Subspace / pain / focus can also help combat your negative thoughts

From what I've heard from subs, a session can be a remarkably head-clearing experience -- in that they are forced to concentrate on one thing -- for instance, the current source of pain, the sound of their domme's voice, etc. You are forced to live in the moment, and simply observe your feelings and sensations as they go by. Even distance activities, like journals, or writing lines, or doing rituals, all give you a sort of singular focus. This can be very helpful if your depression comes with a lot of anxiety and negative thoughts.

This has less to do with dominance, and more to do with the dom/me you're serving.

But you and I know a lot of dommes don't really care about your mental state.

This is especially true in the case of online findoms, who are there to satisfy a particular kink of yours, and then move on. (Not that it's wrong -- dommes that you visit for an in-person session also aren't there to get to know you unless you develop a long-term relationship with one.) If you meet a findom that does seem to provide aftercare, or asks you questions about your life before or after a drain and who asks for your limits before the draining begins, then perhaps you have stumbled on the type of domme you could develop a healthy dynamic with. A domme willing to help you work on yourself as part of your submissive training.

Still, though, they can't 'dominate' you out of depression, just like a pill can't cure you of depression and a therapist can't talk you out of depression. Most of the work is going to be you vs you. Still, dommes have some unique advantages that pills, doctors, therapists don't: they can punish you, and they can control when you get to cum. Those are very persuasive incentives to do what your dominant says -- assuming you truly care about her approval!

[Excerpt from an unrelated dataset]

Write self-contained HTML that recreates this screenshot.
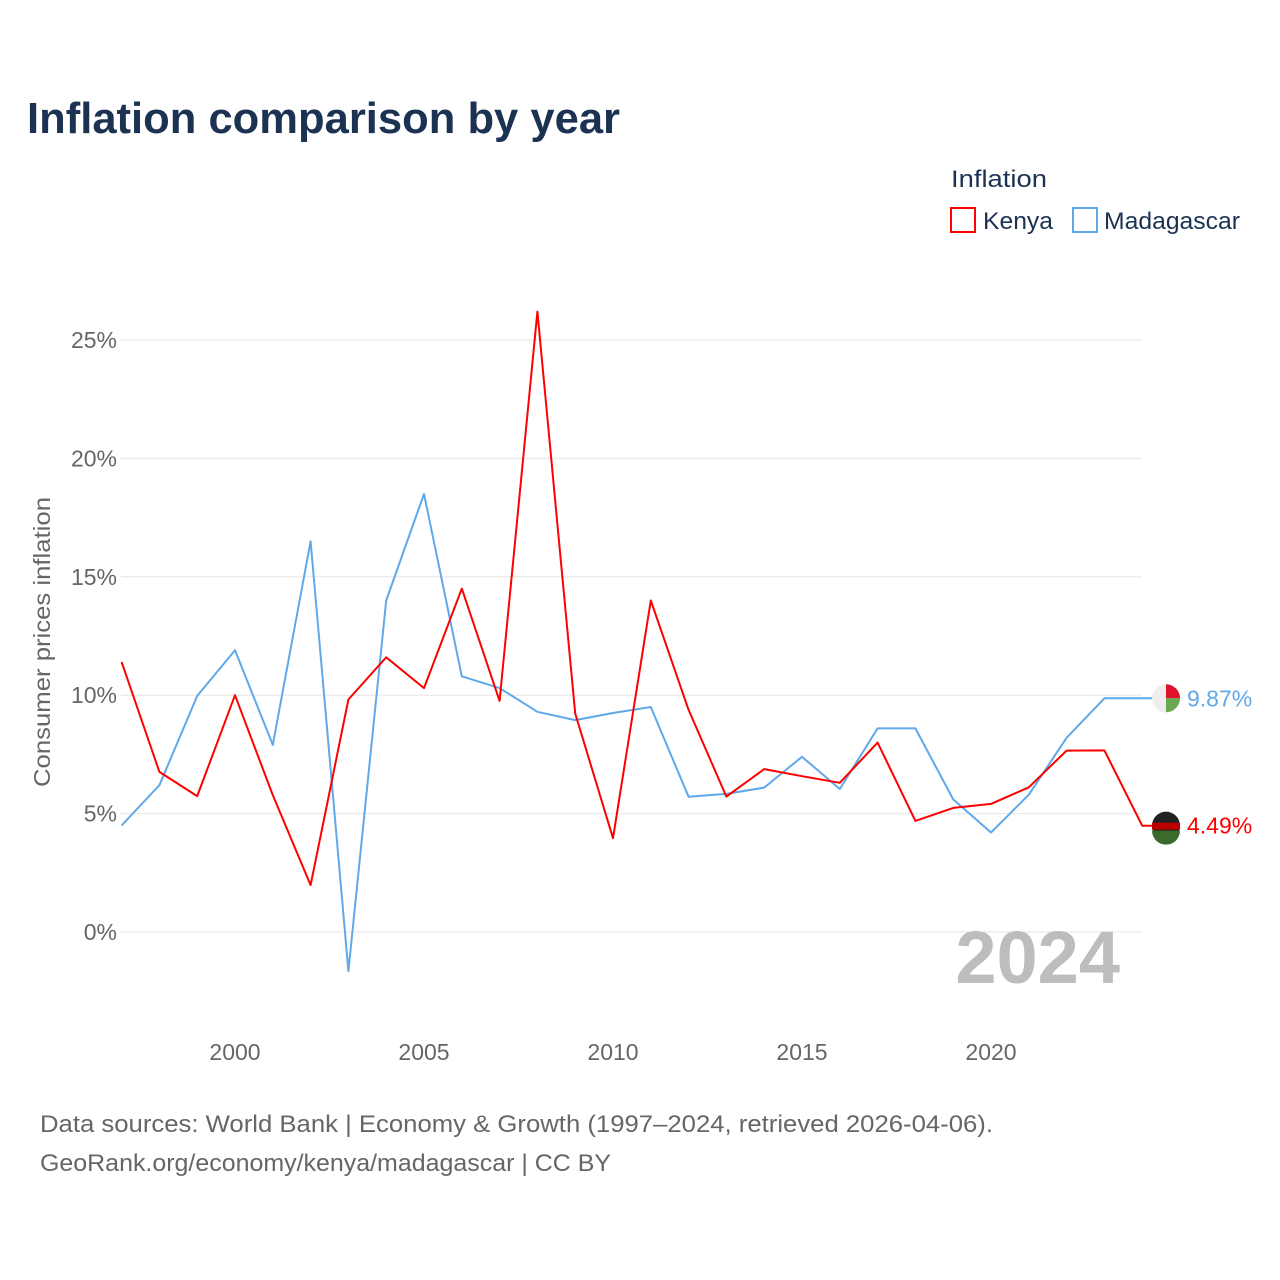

But what if talking/sending money to dommes is the source of my depression?

If that's what you genuinely believe of ALL dommes, including me, then I can't help you. But if you think your impulsive goony habits are the result of your underlying depression, and not the cause, then perhaps I or another domme can help. Honestly, with all this writing and shit I've said, I have no patience for subs who paint all findoms or femdoms with the same brush.

Also, I only help boys end their depression and goon addictions once they've been regular and reliable senders. You're literally asking me to help you stop sending me money, OFC it's going to take a lot of investment to take on that challenge. [note 2] Most subs don't want that – so I'm there to humiliate them and take their money quickly and efficiently. If a sub will slam their nuts with a toilet seat, then ghost me when I ask them to try texting one friend, then fuck that sub.


note 1: For someone who overthinks and builds up anxieties, this idea helped me a lot. Something's different about me — like my cousin with diabetes or my friend that needs a kidney. Red pill garbage tells you the opposite, that depression is just made up  so just get over it, which is weird to me. If I was peeing 12 times a day and threw up every morning, I'd love for someone to tell me I had kidney disease. That doesn't mean I'd go "I was born with it tbh" and go on my life pissing and vomiting. WTF

note 2: (As an aside, I learned that therapists don't want you to quit therapy, even once you're better. I saw a therapist and eventually tested out of my depression diagnosis. I thought we'd be shaking hands and saying goodbye, by that's when she said... "Maybe we could start really digging into your childhood now?" Nah, not for $210 an hour. I got home movies and diaries for that shit.)